In the grand scheme of things, what difference does one hour make?

For the Los Angeles Unified School District’s school-aged children, it’s one hour out of an otherwise mediocre education experience.  

For teachers and the union leaders who control them, they believe it’s an important statement to make in protest to Governor Schwarzenegger’s latest budget proposal.

The issue at hand is that this past Friday, United Teachers Los Angeles (UTLA) teachers staged a "walk out" to protest the money allocated to public education in Governor Schwarzenegger’s current budget.  The Governor’s proposal would provide a $193 million increase over last year’s $56.6 billion in education funding.  The UTLA believes its teachers "must" protest, despite the proposed current fiscal year funding increase, because the revenue increase doesn’t keep up with the so-called cost of living.  These "cuts," (only cut in government budgeting) will necessitate some tough choices.

Let’s leave aside the fact that the state’s education funding is on auto-pilot, thanks to ballot box budgeting, and that public education consumes almost half of the state’s budget annually.  What’s even more troubling is that each and every year, our failing public schools receive more and more money…and results fail to materialize.

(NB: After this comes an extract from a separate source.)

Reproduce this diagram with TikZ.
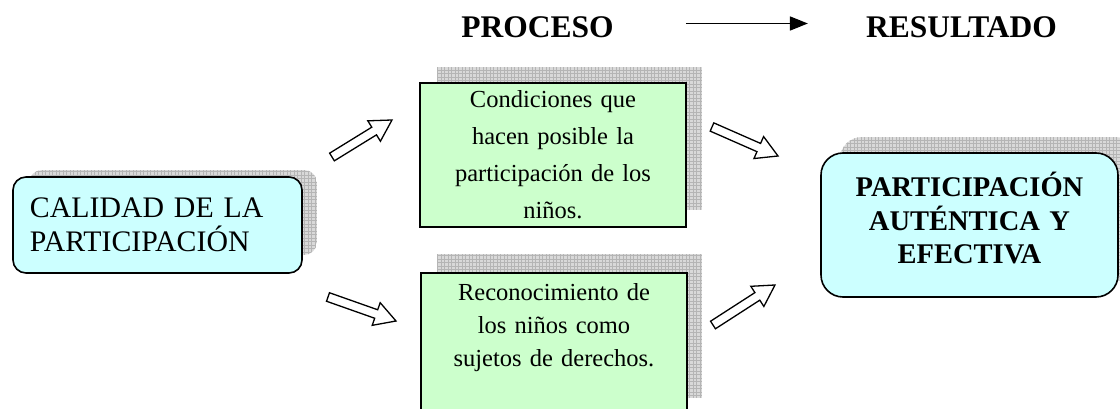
\documentclass[tikz,border=0pt]{standalone}
\usepackage{fontspec}
\setmainfont{Liberation Serif}
\usetikzlibrary{calc,arrows.meta}
\definecolor{boxcyan}{HTML}{CCFFFF}
\definecolor{boxgreen}{HTML}{CCFFCC}
\tikzset{rbox/.style = {draw, line width=1.6pt, fill=boxcyan, rounded corners=13pt},
    gbox/.style = {draw, line width=1.6pt, fill=boxgreen, align=center, text width=240pt, inner xsep=13pt},
    gridline/.style = {draw=gray!58, line width=0.6pt},
    hollow/.style = {draw, line width=1.3pt, fill=white, line join=miter},
    hdr/.style = {font=\fontsize{31.5}{36}\selectfont\bfseries, inner sep=0pt}}

\begin{document}
\begin{tikzpicture}[x=1pt, y=-1pt]
        \useasboundingbox (0,0) rectangle (1120,409);
        \clip (0,0) rectangle (1120,409);

        % shadows
        \foreach \xa/\ya/\xb/\yb/\r in {29/170/317/255/13, 437/67/702/210/0, 437/254/702/398/0, 840/137/1137/281/22} {
            \begin{scope}
                \clip[rounded corners=\r pt] (\xa,\ya) rectangle (\xb,\yb);
                \fill[gray!30] (\xa,\ya) rectangle (\xb,\yb);
                \draw[gridline, step=3.5pt] (\xa,\ya) grid (\xb,\yb);
            \end{scope}
        }

        \node[rbox, align=left, text width=255pt, inner xsep=17pt, minimum height=96pt,
              font=\fontsize{29.8}{34}\selectfont] (calidad) at (157.5,225) {CALIDAD DE LA\\PARTICIPACIÓN};
        \node[gbox, inner ysep=4pt, minimum height=144pt, font=\fontsize{24.5}{37}\selectfont]
              (cond) at (553,155) {Condiciones que\\hacen posible la\\participación de los\\niños.};
        \node[gbox, anchor=north, inner ysep=11pt, font=\fontsize{24.5}{33}\selectfont]
              (recon) at (554,272) {Reconocimiento de\\los niños como\\sujetos de derechos.\\[20pt]\mbox{}};
        \node[rbox, rounded corners=22pt, align=center, text width=270pt, inner xsep=13.5pt, minimum height=144pt,
              font=\fontsize{28.5}{33.5}\selectfont\bfseries] (part) at (969.5,225)
              {PARTICIPACIÓN\\AUTÉNTICA Y\\EFECTIVA\\[-19.5pt]\mbox{}};

        \node[hdr] (proceso) at (537.5,27.5) {PROCESO};
        \node[hdr] (resultado) at (961.5,27.5) {RESULTADO};
        \draw[line width=1.6pt, -{Triangle[length=18pt,width=14pt]}, shorten <=72pt, shorten >=58pt]
              ([yshift=4pt]proceso.east) -- ([yshift=4pt]resultado.west);

        % hollow arrows
        \coordinate (ua) at (332,157); \coordinate (ub) at (392,120);
        \coordinate (da) at (328,297); \coordinate (db) at (396,321);
        \coordinate (ra) at (712,127); \coordinate (rb) at (778,156);
        \coordinate (sa) at (713,325); \coordinate (sb) at (775,285);
        \foreach \p/\q in {ua/ub, da/db, ra/rb, sa/sb} {
            \coordinate (h) at ($(\q)!21pt!(\p)$);
            \draw[hollow] ($(\p)!4.5pt!90:(\q)$) -- ($(h)!4.5pt!90:(\q)$) -- ($(h)!12pt!90:(\q)$) -- (\q)
                -- ($(h)!12pt!-90:(\q)$) -- ($(h)!4.5pt!-90:(\q)$) -- ($(\p)!4.5pt!-90:(\q)$) -- cycle;
        }
\end{tikzpicture}
\end{document}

Next year, so our education leaders and public school apologists promise, results will materialize.  More money will make a difference, they cry continually.  Yet, large bureaucratic school districts remain intact – the LAUSD is the poster child for a large, bloated district – and test scores continue to decline.  Any attempts to require accountability are fought at each and every turn by powerful and well-monied teachers unions and the Legislators who support them.

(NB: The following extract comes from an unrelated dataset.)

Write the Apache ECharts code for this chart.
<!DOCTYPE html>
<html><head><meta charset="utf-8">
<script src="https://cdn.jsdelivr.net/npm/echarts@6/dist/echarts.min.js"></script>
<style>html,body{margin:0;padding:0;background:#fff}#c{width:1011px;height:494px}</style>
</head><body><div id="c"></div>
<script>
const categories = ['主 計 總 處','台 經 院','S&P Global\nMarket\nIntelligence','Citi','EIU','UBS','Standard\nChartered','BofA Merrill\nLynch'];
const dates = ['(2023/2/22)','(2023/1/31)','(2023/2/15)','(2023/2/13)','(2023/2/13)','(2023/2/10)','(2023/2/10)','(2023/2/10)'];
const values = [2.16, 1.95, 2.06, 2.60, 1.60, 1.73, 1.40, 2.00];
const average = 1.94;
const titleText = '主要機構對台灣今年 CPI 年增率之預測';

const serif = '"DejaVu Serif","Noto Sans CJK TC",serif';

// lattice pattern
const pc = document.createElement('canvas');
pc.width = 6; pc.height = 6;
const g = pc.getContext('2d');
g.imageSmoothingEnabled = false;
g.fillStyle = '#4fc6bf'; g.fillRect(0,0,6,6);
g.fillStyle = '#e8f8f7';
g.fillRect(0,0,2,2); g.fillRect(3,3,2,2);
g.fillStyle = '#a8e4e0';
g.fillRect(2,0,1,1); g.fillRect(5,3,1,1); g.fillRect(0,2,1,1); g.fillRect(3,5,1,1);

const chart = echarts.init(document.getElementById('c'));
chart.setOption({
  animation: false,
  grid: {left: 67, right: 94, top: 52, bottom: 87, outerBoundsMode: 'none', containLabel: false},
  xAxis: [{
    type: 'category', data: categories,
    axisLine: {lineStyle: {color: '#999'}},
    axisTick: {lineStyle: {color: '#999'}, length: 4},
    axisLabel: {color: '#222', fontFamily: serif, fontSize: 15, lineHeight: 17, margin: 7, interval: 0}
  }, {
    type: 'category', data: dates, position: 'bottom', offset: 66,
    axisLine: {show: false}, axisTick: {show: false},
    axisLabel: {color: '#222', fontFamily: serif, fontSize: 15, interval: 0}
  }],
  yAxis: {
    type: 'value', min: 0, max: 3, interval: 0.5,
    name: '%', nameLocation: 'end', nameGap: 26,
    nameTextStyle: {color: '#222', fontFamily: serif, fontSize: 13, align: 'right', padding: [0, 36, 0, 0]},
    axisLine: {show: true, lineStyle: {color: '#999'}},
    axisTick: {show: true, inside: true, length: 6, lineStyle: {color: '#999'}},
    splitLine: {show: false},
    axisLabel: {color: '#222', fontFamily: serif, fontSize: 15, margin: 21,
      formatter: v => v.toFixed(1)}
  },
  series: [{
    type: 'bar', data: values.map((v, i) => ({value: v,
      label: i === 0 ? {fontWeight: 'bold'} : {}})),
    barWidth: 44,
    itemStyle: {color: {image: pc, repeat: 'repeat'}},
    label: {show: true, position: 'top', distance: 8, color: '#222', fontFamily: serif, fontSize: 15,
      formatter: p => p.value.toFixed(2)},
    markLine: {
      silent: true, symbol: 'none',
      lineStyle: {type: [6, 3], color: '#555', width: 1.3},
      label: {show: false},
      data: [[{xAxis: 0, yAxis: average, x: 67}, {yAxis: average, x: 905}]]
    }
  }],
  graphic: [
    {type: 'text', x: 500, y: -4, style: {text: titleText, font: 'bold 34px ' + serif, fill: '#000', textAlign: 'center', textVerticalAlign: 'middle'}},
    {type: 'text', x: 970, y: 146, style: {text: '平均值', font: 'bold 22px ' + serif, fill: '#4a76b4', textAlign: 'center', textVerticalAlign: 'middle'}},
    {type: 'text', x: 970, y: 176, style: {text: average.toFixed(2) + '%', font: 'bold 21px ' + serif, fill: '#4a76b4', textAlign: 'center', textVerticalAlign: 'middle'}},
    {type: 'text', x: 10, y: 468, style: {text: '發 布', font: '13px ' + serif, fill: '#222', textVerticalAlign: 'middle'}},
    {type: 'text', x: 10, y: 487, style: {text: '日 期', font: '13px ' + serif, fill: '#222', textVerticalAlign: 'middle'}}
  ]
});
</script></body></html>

The business community and the people of California need to wake up.  We have succeeded in creating and empowering an education bureaucracy that is more interested in maintaining a strangle-hold on our public schools and, in turn, allowing the teacher’s unions to elect politicians to keep them in power.  Educating our children and demanding results runs a distant second.

Shame on the UTLA.  Shame on LAUSD teachers.  And, shame on the example they’re setting for their students.

The one-hour of lost time really means nothing.  LAUSD students will sit in cafeterias, on athletic fields or in auditoriums.

But, Friday’s 60-minute protest symbolically means much more.  It highlights the fact, that despite billions of dollars, our public schools have failed multiple generations of attendees.  The costs to business and to the future are incalculable.  It is the parents and children of our failed public schools who should protest!